Xavier’s does endure a couple of jolts. For one thing, he realizes soon that he will never win the heart of Isabelle because she is a lesbian. She offers him solace (“I wish you were a woman”), and he laughs at the cosmic glitch that seems to be his experience at the moment: “The world is badly made.”
It’s a clever line, but the world is actually quite fine in L’Auberge Espagnole, whose one-from-every-food-group approach leads to sketches more than characters, identified by cultural quirks, rather like Xavier sees the world. Soon he meets a much more egregious version of such thinking, in Wendy’s younger brother William (Kevin Bishop), who makes fun of each roomie’s accent, and makes Hitler jokes at Tobias, thinking his worldview is the one everyone shares, baffled when others are offended.
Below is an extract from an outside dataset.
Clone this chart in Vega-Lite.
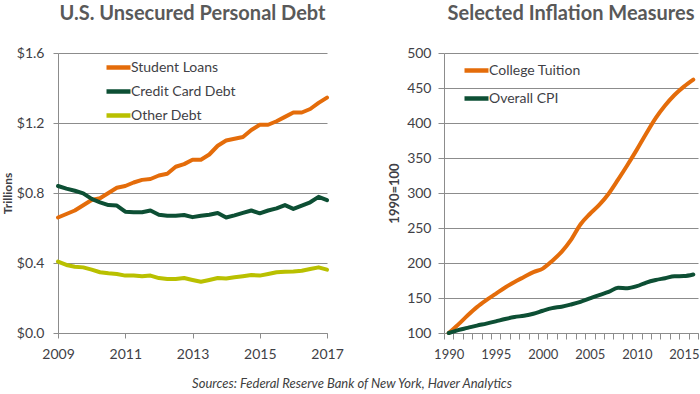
{
  "$schema": "https://vega.github.io/schema/vega-lite/v6.json",
  "padding": {"left": 1, "top": 4, "right": 0, "bottom": 2},
  "background": "white",
  "config": {
    "view": {"stroke": null},
    "font": "Lato",
    "axis": {"gridColor": "#8c8c8c", "domainColor": "#8c8c8c", "tickColor": "#8c8c8c", "labelColor": "#3f3f46", "labelFontSize": 14, "titleColor": "#3f3f46", "labelFont": "Lato", "titleFont": "Lato"},
    "title": {"font": "Lato", "fontSize": 20, "fontWeight": "bold", "color": "#595959", "offset": 22},
    "legend": {"labelFont": "Lato", "labelFontSize": 14, "labelColor": "#3f3f46"}
  },
  "title": {"text": "Sources: Federal Reserve Bank of New York,  Haver Analytics", "orient": "bottom", "anchor": "middle", "fontSize": 13, "fontStyle": "italic", "fontWeight": "normal", "color": "#404040", "offset": 17},
  "spacing": 44,
  "resolve": {"scale": {"color": "independent", "x": "independent", "y": "independent"}, "legend": {"color": "independent"}},
  "hconcat": [
    {
      "title": {"text": "U.S. Unsecured Personal Debt"},
      "width": 269,
      "height": 280,
      "data": {"values": [
        {"t": 2009.00, "Student Loans": 0.66, "Credit Card Debt": 0.840, "Other Debt": 0.408},
        {"t": 2009.25, "Student Loans": 0.68, "Credit Card Debt": 0.825, "Other Debt": 0.389},
        {"t": 2009.50, "Student Loans": 0.70, "Credit Card Debt": 0.813, "Other Debt": 0.379},
        {"t": 2009.75, "Student Loans": 0.73, "Credit Card Debt": 0.798, "Other Debt": 0.375},
        {"t": 2010.00, "Student Loans": 0.76, "Credit Card Debt": 0.766, "Other Debt": 0.362},
        {"t": 2010.25, "Student Loans": 0.77, "Credit Card Debt": 0.747, "Other Debt": 0.347},
        {"t": 2010.50, "Student Loans": 0.80, "Credit Card Debt": 0.731, "Other Debt": 0.341},
        {"t": 2010.75, "Student Loans": 0.83, "Credit Card Debt": 0.728, "Other Debt": 0.337},
        {"t": 2011.00, "Student Loans": 0.84, "Credit Card Debt": 0.693, "Other Debt": 0.328},
        {"t": 2011.25, "Student Loans": 0.86, "Credit Card Debt": 0.690, "Other Debt": 0.328},
        {"t": 2011.50, "Student Loans": 0.875, "Credit Card Debt": 0.690, "Other Debt": 0.324},
        {"t": 2011.75, "Student Loans": 0.88, "Credit Card Debt": 0.700, "Other Debt": 0.328},
        {"t": 2012.00, "Student Loans": 0.90, "Credit Card Debt": 0.676, "Other Debt": 0.314},
        {"t": 2012.25, "Student Loans": 0.91, "Credit Card Debt": 0.670, "Other Debt": 0.309},
        {"t": 2012.50, "Student Loans": 0.95, "Credit Card Debt": 0.670, "Other Debt": 0.309},
        {"t": 2012.75, "Student Loans": 0.965, "Credit Card Debt": 0.674, "Other Debt": 0.314},
        {"t": 2013.00, "Student Loans": 0.99, "Credit Card Debt": 0.662, "Other Debt": 0.303},
        {"t": 2013.25, "Student Loans": 0.99, "Credit Card Debt": 0.670, "Other Debt": 0.293},
        {"t": 2013.50, "Student Loans": 1.02, "Credit Card Debt": 0.676, "Other Debt": 0.303},
        {"t": 2013.75, "Student Loans": 1.07, "Credit Card Debt": 0.686, "Other Debt": 0.314},
        {"t": 2014.00, "Student Loans": 1.10, "Credit Card Debt": 0.660, "Other Debt": 0.312},
        {"t": 2014.25, "Student Loans": 1.11, "Credit Card Debt": 0.672, "Other Debt": 0.318},
        {"t": 2014.50, "Student Loans": 1.12, "Credit Card Debt": 0.686, "Other Debt": 0.324},
        {"t": 2014.75, "Student Loans": 1.16, "Credit Card Debt": 0.700, "Other Debt": 0.331},
        {"t": 2015.00, "Student Loans": 1.19, "Credit Card Debt": 0.684, "Other Debt": 0.328},
        {"t": 2015.25, "Student Loans": 1.19, "Credit Card Debt": 0.700, "Other Debt": 0.337},
        {"t": 2015.50, "Student Loans": 1.21, "Credit Card Debt": 0.712, "Other Debt": 0.347},
        {"t": 2015.75, "Student Loans": 1.235, "Credit Card Debt": 0.731, "Other Debt": 0.350},
        {"t": 2016.00, "Student Loans": 1.26, "Credit Card Debt": 0.709, "Other Debt": 0.352},
        {"t": 2016.25, "Student Loans": 1.26, "Credit Card Debt": 0.728, "Other Debt": 0.356},
        {"t": 2016.50, "Student Loans": 1.28, "Credit Card Debt": 0.747, "Other Debt": 0.366},
        {"t": 2016.75, "Student Loans": 1.315, "Credit Card Debt": 0.778, "Other Debt": 0.375},
        {"t": 2017.00, "Student Loans": 1.345, "Credit Card Debt": 0.759, "Other Debt": 0.362}
      ]},
      "transform": [{"fold": ["Student Loans", "Credit Card Debt", "Other Debt"], "as": ["series", "value"]}],
      "mark": {"type": "line", "strokeWidth": 4, "strokeCap": "round", "strokeJoin": "round"},
      "encoding": {
        "x": {"field": "t", "type": "quantitative", "scale": {"domain": [2009, 2017], "nice": false, "zero": false},
          "axis": {"values": [2009, 2011, 2013, 2015, 2017], "format": "d", "title": null, "grid": false, "tickSize": 5, "labelPadding": 9, "labelFlush": false}},
        "y": {"field": "value", "type": "quantitative", "scale": {"domain": [0, 1.6], "nice": false},
          "axis": {"values": [0, 0.4, 0.8, 1.2, 1.6], "format": "$.1f", "title": "Trillions", "titleFontSize": 12, "titleFontWeight": "bold", "titlePadding": 2, "grid": true, "tickSize": 5, "labelPadding": 9}},
        "color": {"field": "series", "type": "nominal",
          "scale": {"domain": ["Student Loans", "Credit Card Debt", "Other Debt"], "range": ["#e46c0a", "#0d4f34", "#b9c000"]},
          "legend": {"title": null, "orient": "none", "legendX": 46, "legendY": 0, "symbolType": "stroke", "symbolSize": 576, "symbolStrokeWidth": 4.5, "rowPadding": -3, "labelOffset": -2}}
      }
    },
    {
      "title": {"text": "Selected Inflation Measures"},
      "width": 254,
      "height": 280,
      "data": {"values": [
        {"year": 1990, "College Tuition": 100, "Overall CPI": 100},
        {"year": 1991, "College Tuition": 112, "Overall CPI": 104.2},
        {"year": 1992, "College Tuition": 125, "Overall CPI": 107.3},
        {"year": 1993, "College Tuition": 137, "Overall CPI": 110.6},
        {"year": 1994, "College Tuition": 147, "Overall CPI": 113.4},
        {"year": 1995, "College Tuition": 156, "Overall CPI": 116.6},
        {"year": 1996, "College Tuition": 165, "Overall CPI": 120.0},
        {"year": 1997, "College Tuition": 173, "Overall CPI": 122.8},
        {"year": 1998, "College Tuition": 180, "Overall CPI": 124.7},
        {"year": 1999, "College Tuition": 187, "Overall CPI": 127.5},
        {"year": 2000, "College Tuition": 192, "Overall CPI": 131.8},
        {"year": 2001, "College Tuition": 203, "Overall CPI": 135.5},
        {"year": 2002, "College Tuition": 216, "Overall CPI": 137.6},
        {"year": 2003, "College Tuition": 233, "Overall CPI": 140.8},
        {"year": 2004, "College Tuition": 255, "Overall CPI": 144.5},
        {"year": 2005, "College Tuition": 270, "Overall CPI": 149.4},
        {"year": 2006, "College Tuition": 283, "Overall CPI": 154.2},
        {"year": 2007, "College Tuition": 299, "Overall CPI": 158.6},
        {"year": 2008, "College Tuition": 319, "Overall CPI": 164.7},
        {"year": 2009, "College Tuition": 340, "Overall CPI": 164.1},
        {"year": 2010, "College Tuition": 362, "Overall CPI": 166.9},
        {"year": 2011, "College Tuition": 385, "Overall CPI": 172.1},
        {"year": 2012, "College Tuition": 407, "Overall CPI": 175.7},
        {"year": 2013, "College Tuition": 425, "Overall CPI": 178.3},
        {"year": 2014, "College Tuition": 440, "Overall CPI": 181.1},
        {"year": 2015, "College Tuition": 452, "Overall CPI": 181.3},
        {"year": 2016, "College Tuition": 462, "Overall CPI": 183.6}
      ]},
      "transform": [{"fold": ["College Tuition", "Overall CPI"], "as": ["series", "value"]}],
      "mark": {"type": "line", "strokeWidth": 4, "strokeCap": "round", "strokeJoin": "round", "interpolate": "monotone"},
      "encoding": {
        "x": {"field": "year", "type": "quantitative", "scale": {"domain": [1989.5, 2016.5], "nice": false, "zero": false},
          "axis": {"values": [1989.5, 1990.5, 1991.5, 1992.5, 1993.5, 1994.5, 1995.5, 1996.5, 1997.5, 1998.5, 1999.5, 2000.5, 2001.5, 2002.5, 2003.5, 2004.5, 2005.5, 2006.5, 2007.5, 2008.5, 2009.5, 2010.5, 2011.5, 2012.5, 2013.5, 2014.5, 2015.5, 2016.5],
            "labelExpr": "(datum.value + 0.5) % 5 == 0 ? format(datum.value + 0.5, 'd') : ''", "labelOffset": 4.7, "labelOverlap": false, "labelFlush": false, "labelFontSize": 13, "title": null, "grid": false, "tickSize": 6, "labelPadding": 9}},
        "y": {"field": "value", "type": "quantitative", "scale": {"domain": [100, 500], "nice": false, "zero": false},
          "axis": {"values": [100, 150, 200, 250, 300, 350, 400, 450, 500], "title": "1990=100", "titleFontSize": 13, "titleFontWeight": "bold", "titlePadding": 5, "grid": true, "tickSize": 6, "labelPadding": 7}},
        "color": {"field": "series", "type": "nominal",
          "scale": {"domain": ["College Tuition", "Overall CPI"], "range": ["#e46c0a", "#0d4f34"]},
          "legend": {"title": null, "orient": "none", "legendX": 18, "legendY": 3, "symbolType": "stroke", "symbolSize": 576, "symbolStrokeWidth": 4.5, "rowPadding": 4, "labelOffset": -2}}
      }
    }
  ]
}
Xavier’s self-involvement is subtler (though he does through a period of believing he’s seeing Erasmus, the historical figure, and visits Jean-Michel for a neurological exam, not even thinking that the man might know about and resent the affair).
But if Xavier remains annoyingly egocentric, the film is, on another and more remarkable level, about exactly that. It points out associations between commercial and cultural globalizations, but celebrates rather than laments the loss of fixed identities.